A goal immediately before the interval is one of those often considered advantageous to the scoring side, but one couldn’t help but wonder whether, on this occasion, it may have had less than the desired effect, adding as it must have a sense of urgency and focus to the half time talk in the visitors’ dressing room.

It certainly seemed so as Shildon took control of the game in the second half. The scoreline could have unsettled the Railwaymen, but rather than attempt to force the game, the side showed a mature patience that might be expected of a group that now contains several highly experienced individuals.

Before long, another of those important times to score arrived, duly accompanied by the goal that drew the sides level.

Just five minutes after the restart, Shildon won a throw midway in the opposing half. It was a moment tinged with some controversy as Mark Wood collapsed to the floor clutching his ankle after a challenge by Scroggins. The linesman could easily have signalled for the foul but instead allowed Shildon the throw. The ball found its way across to Connor, whose glancing header deflected into the path of the other Wood – Ben – who fired home from 12 yards past a helpless Howarth. The injured Wood – Mark – could only berate the linesman as Ben celebrated gleefully alongside the lame defender.

The goal knocked the wind from the home side’s gusto and like the proverbial boiling of a frog, the visitors steadily raised the temperature, pressing almost inexorably towards the home goal. Although it only seemed a matter of time before Shildon would regain the lead, it took until the 78th minute before the inevitable arrived.

The always busy, always tricky Sam Garvie collected the ball on the left wing before cutting inside and feeding Ben Wood who, with what is becoming a trademark pass with the outside of his boot, moved the ball across to the opposite wing. In a microcosm of the patience with which Shildon played the ball throughout the second half, there followed half a dozen focussed passes before Mark Hudson fed Paul Connor on the edge of the box.

The tall striker is proving unplayable with his back to goal and it is imperative that Shildon keep this vital player fit throughout the season. The ball sticks to his boots and his close control, vision and speed of thought allow him to manipulate it as he sees fit. On this occasion, rather than lay it off, he made the space to turn and fire a low, left-footed shot out of the reach and inside the left hand post of the despairing keeper.

Even as the sides left the field at the interval, there was a hint that the game was not yet up for Shildon and this excellent comeback will surely signal to the squad and the rest of the league that, excepting some early season hiccups, this is a team capable of reaching great heights this season. The watchword, as ever, is injury-free.

The final word in this match went to the vocal Lewis Graham in the Shildon goal. The side which had performed so coolly and patiently under the pressure of a half-time deficit, were afflicted by a mild case of the jitters in the dying moments of the game. As they attempted to see the match out they conceded possession and, with the clock running down, a free kick in a dangerous area when the diminutive Douglas was once again flattened – this time just outside the 18 yard box.
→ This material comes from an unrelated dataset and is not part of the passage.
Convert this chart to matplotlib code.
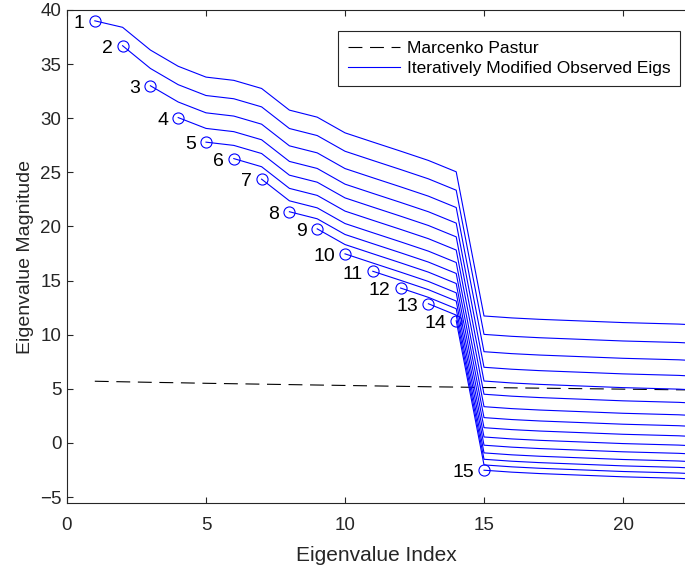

The cross was headed powerfully towards goal, but there was Graham – a young keeper who is proving himself as much of a game winner as the goalscorers up the other end of the field – launching himself to palm the ball to safety. He was called on one more time to block a goalbound effort before the referee brought relief to the fans and all three points – for the third derby in a row between the sides – to the reinvigorated Railwaymen.